- Stored data
──────────────────────────────

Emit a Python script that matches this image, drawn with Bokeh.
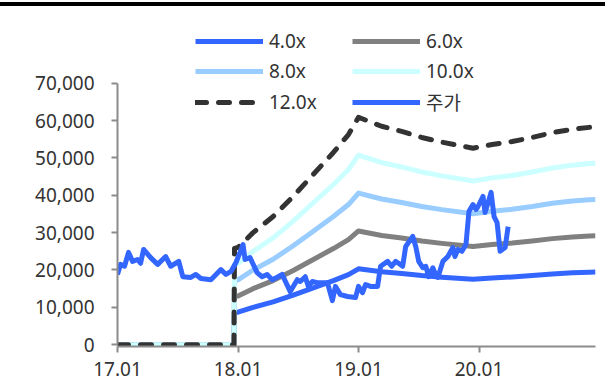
from bokeh.plotting import figure
from bokeh.models import Range1d, Legend, LegendItem, Label, FixedTicker, NumeralTickFormatter
from bokeh.embed import file_html
from bokeh.resources import INLINE

# ---- data (months since 2017.01) ----
x_tick_vals = [0, 12, 24, 36]
x_tick_labels = ["17.01", "18.01", "19.01", "20.01"]
y_ticks = [0, 10000, 20000, 30000, 40000, 50000, 60000, 70000]

band_month = [0, 11.6, 11.65, 12, 13.5, 15.5, 17.5, 19.5, 21.5, 23, 24, 26.3, 28.3,
              30.3, 32.3, 35.4, 37.3, 39.3, 41.3, 43.3, 45.3, 47, 47.6]
eps = [0, 0, 2150, 2170, 2500, 2860, 3310, 3800, 4290, 4690, 5075, 4875, 4760,
       4625, 4520, 4385, 4467, 4533, 4625, 4733, 4808, 4850, 4860]
multiples = [4.0, 6.0, 8.0, 10.0, 12.0]
band_labels = ["4.0x", "6.0x", "8.0x", "10.0x", "12.0x"]

price_month = [0.0, 0.3, 0.7, 1.1, 1.5, 2.0, 2.3, 2.6, 3.3, 4.0, 4.8, 5.3, 6.1, 6.5, 7.3,
               7.8, 8.3, 9.3, 10.3, 10.8, 11.3, 11.8, 12.5, 12.7, 13.2, 13.9, 14.4, 14.9,
               15.4, 16.0, 16.4, 17.2, 17.5, 17.9, 18.2, 18.7, 19.0, 19.4, 19.9, 20.9,
               21.4, 21.7, 22.2, 22.9, 23.7, 24.0, 24.4, 24.7, 25.2, 25.9, 26.2, 26.9,
               27.3, 27.7, 28.0, 28.4, 28.7, 29.4, 29.7, 30.0, 30.4, 30.7, 31.0, 31.4,
               31.6, 31.9, 32.4, 32.9, 33.4, 33.6, 33.9, 34.3, 34.7, 35.0, 35.4, 35.7,
               35.9, 36.4, 36.6, 36.9, 37.2, 37.5, 37.8, 38.1, 38.6, 38.9]
price_value = [18800, 21500, 21000, 24700, 22300, 22800, 21800, 25500, 23300, 21500, 23600,
               21000, 22300, 18200, 18000, 18800, 17700, 17400, 20100, 18800, 19600, 22000,
               26800, 22800, 23300, 19300, 18200, 18800, 17400, 18200, 18800, 14200, 15600,
               17400, 16900, 18200, 15600, 16900, 16600, 16600, 11800, 15600, 13400, 12900,
               12600, 15600, 13900, 16100, 15600, 15600, 21000, 22300, 21000, 22300, 21800,
               21000, 26300, 29000, 26300, 22300, 20600, 21000, 18200, 20600, 19300, 18000,
               22300, 23600, 26000, 23600, 25500, 25000, 26800, 35700, 37500, 36200, 37000,
               39700, 35400, 38000, 40800, 34300, 32700, 25000, 26000, 31600]

band_colors = ["#3366ff", "#808080", "#99ccff", "#ccffff", "#333333"]
price_color = "#3366ff"
FONT = "Noto Sans, Noto Sans CJK KR"
TXT = "#333333"
AXC = "#8c8c8c"

p = figure(width=605, height=384, output_backend="svg", toolbar_location=None,
           x_range=Range1d(0, 47.6), y_range=Range1d(-500, 88970),
           min_border_left=117, min_border_right=10, min_border_top=6, min_border_bottom=44)
p.styles = {"border-top": "4px solid #000000", "margin-top": "2px"}
p.background_fill_color = "white"
p.outline_line_color = None
p.xgrid.visible = False
p.ygrid.visible = False

renderers = []
for m, c, lab in zip(multiples, band_colors, band_labels):
    vals = [e * m for e in eps]
    if lab == "12.0x":
        r = p.line(band_month, vals, line_color=c, line_width=5, line_dash="11 12",
                   line_cap="round", line_join="round")
    else:
        r = p.line(band_month, vals, line_color=c, line_width=5, line_join="round")
    renderers.append((lab, r))

rp = p.line(price_month, price_value, line_color=price_color, line_width=5, line_join="round")
renderers.append(("주가", rp))

legend = Legend(items=[LegendItem(label=l, renderers=[r]) for l, r in renderers],
                orientation="horizontal", ncols=2, location=(78, 230))
legend.glyph_width = 68
legend.glyph_height = 20
legend.label_height = 20
legend.label_width = 79
legend.label_standoff = 6
legend.spacing = 4
legend.padding = 0
legend.margin = 0
legend.border_line_alpha = 0
legend.background_fill_alpha = 0
legend.label_text_font = FONT
legend.label_text_font_size = "19px"
legend.label_text_color = TXT
p.add_layout(legend, "center")

# axes
xa = p.xaxis[0]
xa.ticker = FixedTicker(ticks=x_tick_vals)
xa.major_label_overrides = {v: t for v, t in zip(x_tick_vals, x_tick_labels)}
ya = p.yaxis[0]
ya.ticker = FixedTicker(ticks=y_ticks)
ya.formatter = NumeralTickFormatter(format="0,0")
ya.bounds = (0, 70000)
for ax in (xa, ya):
    ax.axis_line_color = AXC
    ax.axis_line_width = 2
    ax.major_tick_line_color = AXC
    ax.major_tick_line_width = 2
    ax.major_tick_in = 0
    ax.major_tick_out = 6
    ax.minor_tick_line_color = None
    ax.major_label_text_font = FONT
    ax.major_label_text_font_size = "19px"
    ax.major_label_text_color = TXT
ya.major_label_standoff = 17
xa.major_label_standoff = 9

p.add_layout(Label(x=-2.26, y=76300, text="(원)", text_align="right", text_baseline="middle",
                   text_font=FONT, text_font_size="16px", text_font_style="bold",
                   text_color=TXT))

open("out.html", "w").write(file_html(p, INLINE))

──────────────────────────────

- Exercise aim
The material above must be printed exactly, with its pictures left out.

- Output for this exercise
Emit a Python script that matches this image, drawn with Bokeh.
from bokeh.plotting import figure
from bokeh.models import Range1d, Legend, LegendItem, Label, FixedTicker, NumeralTickFormatter
from bokeh.embed import file_html
from bokeh.resources import INLINE

# ---- data (months since 2017.01) ----
x_tick_vals = [0, 12, 24, 36]
x_tick_labels = ["17.01", "18.01", "19.01", "20.01"]
y_ticks = [0, 10000, 20000, 30000, 40000, 50000, 60000, 70000]

band_month = [0, 11.6, 11.65, 12, 13.5, 15.5, 17.5, 19.5, 21.5, 23, 24, 26.3, 28.3,
              30.3, 32.3, 35.4, 37.3, 39.3, 41.3, 43.3, 45.3, 47, 47.6]
eps = [0, 0, 2150, 2170, 2500, 2860, 3310, 3800, 4290, 4690, 5075, 4875, 4760,
       4625, 4520, 4385, 4467, 4533, 4625, 4733, 4808, 4850, 4860]
multiples = [4.0, 6.0, 8.0, 10.0, 12.0]
band_labels = ["4.0x", "6.0x", "8.0x", "10.0x", "12.0x"]

price_month = [0.0, 0.3, 0.7, 1.1, 1.5, 2.0, 2.3, 2.6, 3.3, 4.0, 4.8, 5.3, 6.1, 6.5, 7.3,
               7.8, 8.3, 9.3, 10.3, 10.8, 11.3, 11.8, 12.5, 12.7, 13.2, 13.9, 14.4, 14.9,
               15.4, 16.0, 16.4, 17.2, 17.5, 17.9, 18.2, 18.7, 19.0, 19.4, 19.9, 20.9,
               21.4, 21.7, 22.2, 22.9, 23.7, 24.0, 24.4, 24.7, 25.2, 25.9, 26.2, 26.9,
               27.3, 27.7, 28.0, 28.4, 28.7, 29.4, 29.7, 30.0, 30.4, 30.7, 31.0, 31.4,
               31.6, 31.9, 32.4, 32.9, 33.4, 33.6, 33.9, 34.3, 34.7, 35.0, 35.4, 35.7,
               35.9, 36.4, 36.6, 36.9, 37.2, 37.5, 37.8, 38.1, 38.6, 38.9]
price_value = [18800, 21500, 21000, 24700, 22300, 22800, 21800, 25500, 23300, 21500, 23600,
               21000, 22300, 18200, 18000, 18800, 17700, 17400, 20100, 18800, 19600, 22000,
               26800, 22800, 23300, 19300, 18200, 18800, 17400, 18200, 18800, 14200, 15600,
               17400, 16900, 18200, 15600, 16900, 16600, 16600, 11800, 15600, 13400, 12900,
               12600, 15600, 13900, 16100, 15600, 15600, 21000, 22300, 21000, 22300, 21800,
               21000, 26300, 29000, 26300, 22300, 20600, 21000, 18200, 20600, 19300, 18000,
               22300, 23600, 26000, 23600, 25500, 25000, 26800, 35700, 37500, 36200, 37000,
               39700, 35400, 38000, 40800, 34300, 32700, 25000, 26000, 31600]

band_colors = ["#3366ff", "#808080", "#99ccff", "#ccffff", "#333333"]
price_color = "#3366ff"
FONT = "Noto Sans, Noto Sans CJK KR"
TXT = "#333333"
AXC = "#8c8c8c"

p = figure(width=605, height=384, output_backend="svg", toolbar_location=None,
           x_range=Range1d(0, 47.6), y_range=Range1d(-500, 88970),
           min_border_left=117, min_border_right=10, min_border_top=6, min_border_bottom=44)
p.styles = {"border-top": "4px solid #000000", "margin-top": "2px"}
p.background_fill_color = "white"
p.outline_line_color = None
p.xgrid.visible = False
p.ygrid.visible = False

renderers = []
for m, c, lab in zip(multiples, band_colors, band_labels):
    vals = [e * m for e in eps]
    if lab == "12.0x":
        r = p.line(band_month, vals, line_color=c, line_width=5, line_dash="11 12",
                   line_cap="round", line_join="round")
    else:
        r = p.line(band_month, vals, line_color=c, line_width=5, line_join="round")
    renderers.append((lab, r))

rp = p.line(price_month, price_value, line_color=price_color, line_width=5, line_join="round")
renderers.append(("주가", rp))

legend = Legend(items=[LegendItem(label=l, renderers=[r]) for l, r in renderers],
                orientation="horizontal", ncols=2, location=(78, 230))
legend.glyph_width = 68
legend.glyph_height = 20
legend.label_height = 20
legend.label_width = 79
legend.label_standoff = 6
legend.spacing = 4
legend.padding = 0
legend.margin = 0
legend.border_line_alpha = 0
legend.background_fill_alpha = 0
legend.label_text_font = FONT
legend.label_text_font_size = "19px"
legend.label_text_color = TXT
p.add_layout(legend, "center")

# axes
xa = p.xaxis[0]
xa.ticker = FixedTicker(ticks=x_tick_vals)
xa.major_label_overrides = {v: t for v, t in zip(x_tick_vals, x_tick_labels)}
ya = p.yaxis[0]
ya.ticker = FixedTicker(ticks=y_ticks)
ya.formatter = NumeralTickFormatter(format="0,0")
ya.bounds = (0, 70000)
for ax in (xa, ya):
    ax.axis_line_color = AXC
    ax.axis_line_width = 2
    ax.major_tick_line_color = AXC
    ax.major_tick_line_width = 2
    ax.major_tick_in = 0
    ax.major_tick_out = 6
    ax.minor_tick_line_color = None
    ax.major_label_text_font = FONT
    ax.major_label_text_font_size = "19px"
    ax.major_label_text_color = TXT
ya.major_label_standoff = 17
xa.major_label_standoff = 9

p.add_layout(Label(x=-2.26, y=76300, text="(원)", text_align="right", text_baseline="middle",
                   text_font=FONT, text_font_size="16px", text_font_style="bold",
                   text_color=TXT))

open("out.html", "w").write(file_html(p, INLINE))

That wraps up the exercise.